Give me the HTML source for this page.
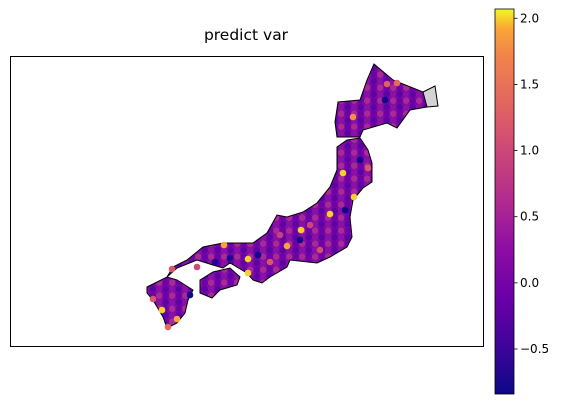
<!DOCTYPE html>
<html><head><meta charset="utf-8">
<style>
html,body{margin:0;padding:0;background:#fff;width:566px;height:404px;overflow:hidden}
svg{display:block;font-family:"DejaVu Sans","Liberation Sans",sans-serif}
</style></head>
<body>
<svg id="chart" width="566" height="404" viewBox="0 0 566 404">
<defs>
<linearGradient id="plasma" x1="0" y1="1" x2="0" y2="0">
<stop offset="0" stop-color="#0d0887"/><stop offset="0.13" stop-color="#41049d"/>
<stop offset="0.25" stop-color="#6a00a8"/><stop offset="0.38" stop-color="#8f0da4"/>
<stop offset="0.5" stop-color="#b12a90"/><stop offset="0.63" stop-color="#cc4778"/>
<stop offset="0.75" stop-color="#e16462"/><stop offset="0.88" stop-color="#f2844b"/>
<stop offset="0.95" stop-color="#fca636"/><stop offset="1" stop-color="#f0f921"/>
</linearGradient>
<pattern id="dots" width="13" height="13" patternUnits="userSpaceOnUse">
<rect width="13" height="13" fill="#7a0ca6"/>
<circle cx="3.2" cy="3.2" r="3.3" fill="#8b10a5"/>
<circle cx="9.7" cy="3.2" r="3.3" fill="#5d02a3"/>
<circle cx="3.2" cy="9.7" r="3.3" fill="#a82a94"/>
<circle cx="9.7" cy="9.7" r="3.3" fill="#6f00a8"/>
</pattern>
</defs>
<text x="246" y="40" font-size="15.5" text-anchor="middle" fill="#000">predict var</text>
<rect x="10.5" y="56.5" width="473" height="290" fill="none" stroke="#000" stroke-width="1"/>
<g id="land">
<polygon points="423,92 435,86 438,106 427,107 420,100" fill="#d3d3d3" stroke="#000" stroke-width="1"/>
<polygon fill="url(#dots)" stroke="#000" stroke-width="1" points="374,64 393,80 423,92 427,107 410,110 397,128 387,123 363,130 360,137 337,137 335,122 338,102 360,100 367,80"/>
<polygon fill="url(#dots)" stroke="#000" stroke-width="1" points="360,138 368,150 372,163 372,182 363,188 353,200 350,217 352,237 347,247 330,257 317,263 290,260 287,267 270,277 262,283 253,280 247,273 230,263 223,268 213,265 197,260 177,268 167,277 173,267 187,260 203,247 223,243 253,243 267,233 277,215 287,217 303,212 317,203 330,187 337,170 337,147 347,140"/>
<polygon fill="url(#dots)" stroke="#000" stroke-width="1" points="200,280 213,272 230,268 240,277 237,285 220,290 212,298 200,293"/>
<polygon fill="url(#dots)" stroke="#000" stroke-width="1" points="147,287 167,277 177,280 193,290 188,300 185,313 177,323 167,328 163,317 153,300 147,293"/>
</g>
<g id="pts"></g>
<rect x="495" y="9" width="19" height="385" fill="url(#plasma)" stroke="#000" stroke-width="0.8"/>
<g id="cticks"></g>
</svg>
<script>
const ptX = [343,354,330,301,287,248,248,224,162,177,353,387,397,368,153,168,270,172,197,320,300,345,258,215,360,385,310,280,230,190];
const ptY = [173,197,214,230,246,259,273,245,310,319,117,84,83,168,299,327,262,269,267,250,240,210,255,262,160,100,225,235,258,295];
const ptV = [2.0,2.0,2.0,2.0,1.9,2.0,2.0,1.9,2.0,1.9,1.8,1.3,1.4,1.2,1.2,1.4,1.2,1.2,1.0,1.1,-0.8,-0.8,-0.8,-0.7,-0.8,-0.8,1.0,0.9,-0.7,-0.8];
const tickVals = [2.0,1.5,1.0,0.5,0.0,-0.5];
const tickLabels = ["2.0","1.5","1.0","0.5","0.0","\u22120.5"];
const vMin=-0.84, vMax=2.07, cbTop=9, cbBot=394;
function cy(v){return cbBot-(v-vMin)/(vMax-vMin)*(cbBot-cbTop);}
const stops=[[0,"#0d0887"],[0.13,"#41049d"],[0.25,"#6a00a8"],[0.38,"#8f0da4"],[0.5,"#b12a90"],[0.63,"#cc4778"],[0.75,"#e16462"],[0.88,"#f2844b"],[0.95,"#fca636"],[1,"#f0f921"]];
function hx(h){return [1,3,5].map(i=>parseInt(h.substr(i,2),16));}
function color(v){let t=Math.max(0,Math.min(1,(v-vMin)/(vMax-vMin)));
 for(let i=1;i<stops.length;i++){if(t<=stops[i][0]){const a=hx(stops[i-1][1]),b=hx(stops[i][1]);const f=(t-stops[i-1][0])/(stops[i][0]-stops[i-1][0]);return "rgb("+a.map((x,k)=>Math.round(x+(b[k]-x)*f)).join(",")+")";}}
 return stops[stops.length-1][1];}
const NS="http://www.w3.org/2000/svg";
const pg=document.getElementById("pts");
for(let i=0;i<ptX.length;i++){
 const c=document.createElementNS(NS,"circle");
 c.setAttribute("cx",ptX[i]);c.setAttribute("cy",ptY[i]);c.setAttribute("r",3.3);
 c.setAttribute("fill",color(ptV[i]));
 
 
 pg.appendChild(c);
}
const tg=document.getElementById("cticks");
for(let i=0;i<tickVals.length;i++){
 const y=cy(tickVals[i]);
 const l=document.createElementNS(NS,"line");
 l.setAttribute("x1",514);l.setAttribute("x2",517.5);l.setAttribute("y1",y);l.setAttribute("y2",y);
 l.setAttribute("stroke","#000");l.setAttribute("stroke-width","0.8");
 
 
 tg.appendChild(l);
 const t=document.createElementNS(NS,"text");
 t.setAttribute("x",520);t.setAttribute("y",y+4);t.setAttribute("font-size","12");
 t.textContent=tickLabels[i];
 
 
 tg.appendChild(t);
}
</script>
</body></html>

···

# Goal of the exercise
Return the material exactly as given, apart from the pictures.

# Response
Give me the HTML source for this page.
<!DOCTYPE html>
<html><head><meta charset="utf-8">
<style>
html,body{margin:0;padding:0;background:#fff;width:566px;height:404px;overflow:hidden}
svg{display:block;font-family:"DejaVu Sans","Liberation Sans",sans-serif}
</style></head>
<body>
<svg id="chart" width="566" height="404" viewBox="0 0 566 404">
<defs>
<linearGradient id="plasma" x1="0" y1="1" x2="0" y2="0">
<stop offset="0" stop-color="#0d0887"/><stop offset="0.13" stop-color="#41049d"/>
<stop offset="0.25" stop-color="#6a00a8"/><stop offset="0.38" stop-color="#8f0da4"/>
<stop offset="0.5" stop-color="#b12a90"/><stop offset="0.63" stop-color="#cc4778"/>
<stop offset="0.75" stop-color="#e16462"/><stop offset="0.88" stop-color="#f2844b"/>
<stop offset="0.95" stop-color="#fca636"/><stop offset="1" stop-color="#f0f921"/>
</linearGradient>
<pattern id="dots" width="13" height="13" patternUnits="userSpaceOnUse">
<rect width="13" height="13" fill="#7a0ca6"/>
<circle cx="3.2" cy="3.2" r="3.3" fill="#8b10a5"/>
<circle cx="9.7" cy="3.2" r="3.3" fill="#5d02a3"/>
<circle cx="3.2" cy="9.7" r="3.3" fill="#a82a94"/>
<circle cx="9.7" cy="9.7" r="3.3" fill="#6f00a8"/>
</pattern>
</defs>
<text x="246" y="40" font-size="15.5" text-anchor="middle" fill="#000">predict var</text>
<rect x="10.5" y="56.5" width="473" height="290" fill="none" stroke="#000" stroke-width="1"/>
<g id="land">
<polygon points="423,92 435,86 438,106 427,107 420,100" fill="#d3d3d3" stroke="#000" stroke-width="1"/>
<polygon fill="url(#dots)" stroke="#000" stroke-width="1" points="374,64 393,80 423,92 427,107 410,110 397,128 387,123 363,130 360,137 337,137 335,122 338,102 360,100 367,80"/>
<polygon fill="url(#dots)" stroke="#000" stroke-width="1" points="360,138 368,150 372,163 372,182 363,188 353,200 350,217 352,237 347,247 330,257 317,263 290,260 287,267 270,277 262,283 253,280 247,273 230,263 223,268 213,265 197,260 177,268 167,277 173,267 187,260 203,247 223,243 253,243 267,233 277,215 287,217 303,212 317,203 330,187 337,170 337,147 347,140"/>
<polygon fill="url(#dots)" stroke="#000" stroke-width="1" points="200,280 213,272 230,268 240,277 237,285 220,290 212,298 200,293"/>
<polygon fill="url(#dots)" stroke="#000" stroke-width="1" points="147,287 167,277 177,280 193,290 188,300 185,313 177,323 167,328 163,317 153,300 147,293"/>
</g>
<g id="pts"></g>
<rect x="495" y="9" width="19" height="385" fill="url(#plasma)" stroke="#000" stroke-width="0.8"/>
<g id="cticks"></g>
</svg>
<script>
const ptX = [343,354,330,301,287,248,248,224,162,177,353,387,397,368,153,168,270,172,197,320,300,345,258,215,360,385,310,280,230,190];
const ptY = [173,197,214,230,246,259,273,245,310,319,117,84,83,168,299,327,262,269,267,250,240,210,255,262,160,100,225,235,258,295];
const ptV = [2.0,2.0,2.0,2.0,1.9,2.0,2.0,1.9,2.0,1.9,1.8,1.3,1.4,1.2,1.2,1.4,1.2,1.2,1.0,1.1,-0.8,-0.8,-0.8,-0.7,-0.8,-0.8,1.0,0.9,-0.7,-0.8];
const tickVals = [2.0,1.5,1.0,0.5,0.0,-0.5];
const tickLabels = ["2.0","1.5","1.0","0.5","0.0","\u22120.5"];
const vMin=-0.84, vMax=2.07, cbTop=9, cbBot=394;
function cy(v){return cbBot-(v-vMin)/(vMax-vMin)*(cbBot-cbTop);}
const stops=[[0,"#0d0887"],[0.13,"#41049d"],[0.25,"#6a00a8"],[0.38,"#8f0da4"],[0.5,"#b12a90"],[0.63,"#cc4778"],[0.75,"#e16462"],[0.88,"#f2844b"],[0.95,"#fca636"],[1,"#f0f921"]];
function hx(h){return [1,3,5].map(i=>parseInt(h.substr(i,2),16));}
function color(v){let t=Math.max(0,Math.min(1,(v-vMin)/(vMax-vMin)));
 for(let i=1;i<stops.length;i++){if(t<=stops[i][0]){const a=hx(stops[i-1][1]),b=hx(stops[i][1]);const f=(t-stops[i-1][0])/(stops[i][0]-stops[i-1][0]);return "rgb("+a.map((x,k)=>Math.round(x+(b[k]-x)*f)).join(",")+")";}}
 return stops[stops.length-1][1];}
const NS="http://www.w3.org/2000/svg";
const pg=document.getElementById("pts");
for(let i=0;i<ptX.length;i++){
 const c=document.createElementNS(NS,"circle");
 c.setAttribute("cx",ptX[i]);c.setAttribute("cy",ptY[i]);c.setAttribute("r",3.3);
 c.setAttribute("fill",color(ptV[i]));
 
 
 pg.appendChild(c);
}
const tg=document.getElementById("cticks");
for(let i=0;i<tickVals.length;i++){
 const y=cy(tickVals[i]);
 const l=document.createElementNS(NS,"line");
 l.setAttribute("x1",514);l.setAttribute("x2",517.5);l.setAttribute("y1",y);l.setAttribute("y2",y);
 l.setAttribute("stroke","#000");l.setAttribute("stroke-width","0.8");
 
 
 tg.appendChild(l);
 const t=document.createElementNS(NS,"text");
 t.setAttribute("x",520);t.setAttribute("y",y+4);t.setAttribute("font-size","12");
 t.textContent=tickLabels[i];
 
 
 tg.appendChild(t);
}
</script>
</body></html>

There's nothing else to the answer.